The BoJ began its two-day meeting today, and though no policy changes are expected, an official announcement will be made on Thursday.
Meanwhile, the break of the prior monthly low puts USDJPY at risk of slipping down to its June lows near 95.
An All-Time First for the Bank of England (BoE)
In the UK, the Bank of England (BoE) quarterly inflation report triggered a significant amount of volatility in the British pound. The central bank has now adopted a 7% unemployment rate threshold, which means that interest rates will not be raised as long as unemployment remains above 7%.
See related: GBP Rallies on Historic BoE Announcement
The UK jobless rate currently stands at 7.8%, and according to the latest BoE forecasts, the unemployment rate will remain above the new threshold until "at least 3Q of 2016." This puts the first potential rate hike much later than the market first anticipated, and for this reason, the initial reaction was in favor of GBP weakness.
At the same time, however, the BoE also upgraded its 2013 GDP forecast to 1.5% vs. 1.2% in May, and more significantly, upgraded the 2014 GDP forecast to 2.7% from 1.9%. In other words, the central bank expects easy monetary policy to fuel significantly stronger growth next year.

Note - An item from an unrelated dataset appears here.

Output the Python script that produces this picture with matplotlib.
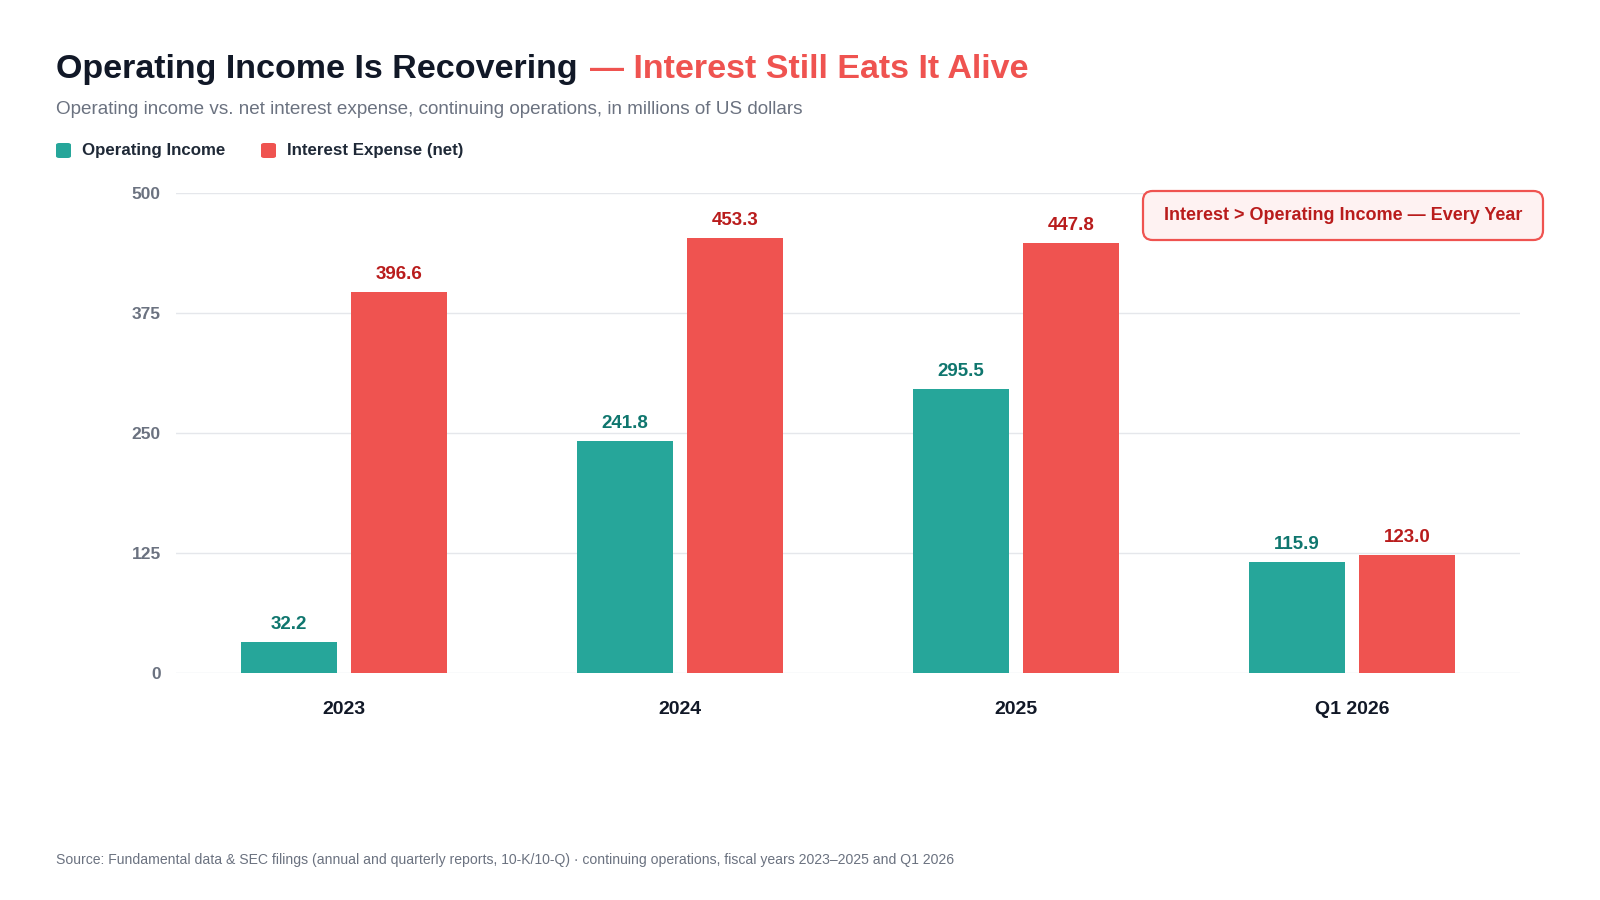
#!/usr/bin/env python3
"""Operating income vs. net interest expense, grouped bar chart."""

import matplotlib
matplotlib.use("Agg")
import matplotlib.pyplot as plt
import numpy as np
from matplotlib.patches import FancyBboxPatch

# data (millions of USD)
periods = ["2023", "2024", "2025", "Q1 2026"]
operating_income = [32.2, 241.8, 295.5, 115.9]
interest_expense = [396.6, 453.3, 447.8, 123.0]
y_ticks = [0, 125, 250, 375, 500]

TEAL = "#26A69A"
RED = "#EF5350"
TEAL_DARK = "#0F766E"
RED_DARK = "#B91C1C"
INK = "#111827"
GRAY = "#6B7280"
GRID = "#E5E7EB"

plt.rcParams["font.family"] = ["Liberation Sans", "DejaVu Sans"]

W, H = 1600, 900
fig = plt.figure(figsize=(16, 9), dpi=100)
fig.patch.set_facecolor("white")


def px(x, y):
    """Pixel coords (from top-left) to figure fraction."""
    return x / W, 1 - y / H


ax = fig.add_axes([176 / W, 1 - 672.7 / H, (1520 - 176) / W, (672.7 - 193.3) / H])
x = np.arange(len(periods))
bw = 0.2857
off = 0.1637

ax.bar(x - off, operating_income, bw, color=TEAL, zorder=3)
ax.bar(x + off, interest_expense, bw, color=RED, zorder=3)

for xi, v in zip(x, operating_income):
    ax.annotate(f"{v:.1f}", (xi - off, v), xytext=(0, 9), textcoords="offset pixels",
                ha="center", va="bottom", fontsize=13.5, fontweight="bold", color=TEAL_DARK)
for xi, v in zip(x, interest_expense):
    ax.annotate(f"{v:.1f}", (xi + off, v), xytext=(0, 9), textcoords="offset pixels",
                ha="center", va="bottom", fontsize=13.5, fontweight="bold", color=RED_DARK)

ax.set_xlim(-0.5, len(periods) - 0.5)
ax.set_ylim(0, 500)
ax.set_yticks(y_ticks)
ax.set_yticklabels([str(t) for t in y_ticks])
ax.set_xticks(x)
ax.set_xticklabels(periods)
ax.grid(axis="y", color=GRID, linewidth=1, zorder=0)
for s in ax.spines.values():
    s.set_visible(False)
ax.tick_params(axis="y", length=0, pad=11, labelsize=12.5, labelcolor=GRAY)
ax.tick_params(axis="x", length=0, pad=20.5, labelsize=14)
for lbl in ax.get_yticklabels():
    lbl.set_fontweight("bold")
for lbl in ax.get_xticklabels():
    lbl.set_fontweight("bold")
    lbl.set_color(INK)

# title in two colours
renderer = fig.canvas.get_renderer()
t1 = fig.text(*px(56, 78), "Operating Income Is Recovering", fontsize=24.5,
              fontweight="bold", color=INK, va="baseline", ha="left")
bb = t1.get_window_extent(renderer)
fig.text(bb.x1 / W + 12 / W, 1 - 78 / H, "\u2014 Interest Still Eats It Alive", fontsize=24.5,
         fontweight="bold", color=RED, va="baseline", ha="left")

fig.text(*px(56, 109), "Operating income vs. net interest expense, continuing operations, "
         "in millions of US dollars", fontsize=13.6, color=GRAY, va="center", ha="left")

# legend
for lx, name, col in [(56, "Operating Income", TEAL), (261, "Interest Expense (net)", RED)]:
    sq = FancyBboxPatch(px(lx, 158), 15 / W, 15 / H, boxstyle="round,pad=0,rounding_size=0.002",
                        transform=fig.transFigure, facecolor=col, edgecolor="none")
    fig.patches.append(sq)
    fig.text(*px(lx + 26, 151), name, fontsize=12.2, fontweight="bold", color="#1F2937",
             va="center", ha="left")

# callout box
box_l, box_r, box_t, box_b = 1143, 1543, 191, 240
callout = FancyBboxPatch(px(box_l, box_b), (box_r - box_l) / W, (box_b - box_t) / H,
                         boxstyle="round,pad=0,rounding_size=10", mutation_aspect=1,
                         transform=fig.transFigure, facecolor="#FEF2F2",
                         edgecolor=RED, linewidth=1.6)
callout.set_boxstyle("round,pad=0,rounding_size=0.006")
callout.set_mutation_aspect(W / H)
fig.patches.append(callout)
fig.text(*px((box_l + box_r) / 2, 216), "Interest > Operating Income \u2014 Every Year",
         fontsize=13, fontweight="bold", color=RED_DARK, ha="center", va="center")

fig.text(*px(56, 860), "Source: Fundamental data & SEC filings (annual and quarterly reports, "
         "10-K/10-Q) \u00b7 continuing operations, fiscal years 2023\u20132025 and Q1 2026",
         fontsize=10.05, color=GRAY, va="center", ha="left")

fig.savefig("out.png", dpi=100, facecolor="white")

If the central bank's growth forecast is on target and the momentum is sustained into 2015, we would not be surprised if the unemployment rate falls faster than the central bank currently anticipates. However, the Bank’s prediction that the 7% mark will not reached until late 2016 is an attempt to convey an ultra-dovish monetary-policy stance to the market.
While sterling has since soared, the combination of dovish forward guidance and a higher GDP forecast means potential for more extended range trading in the GBPUSD. Gains should be capped at the June highs of 1.5750, and losses should be limited to the July lows at 1.48. This may be a wide range, but there has been significant GBPUSD volatility in recent weeks.
Canada’s Economy Takes a Surprising Hit
Finally, the Canadian dollar (CAD) extended its losses after the IVEY PMI index printed at its weakest level in eight months. Not only was this the first contraction in manufacturing activity since November 2012, but the index also fell far short of expectations.
Economists had been looking for the IVEY PMI index to rise to 57 from 55.3, but it instead dropped to 48.4. Combined with the 10.3% drop in building permits, the outlook for Canada's economy has now worsened, putting USDCAD at risk of hitting 1.05 in the near term.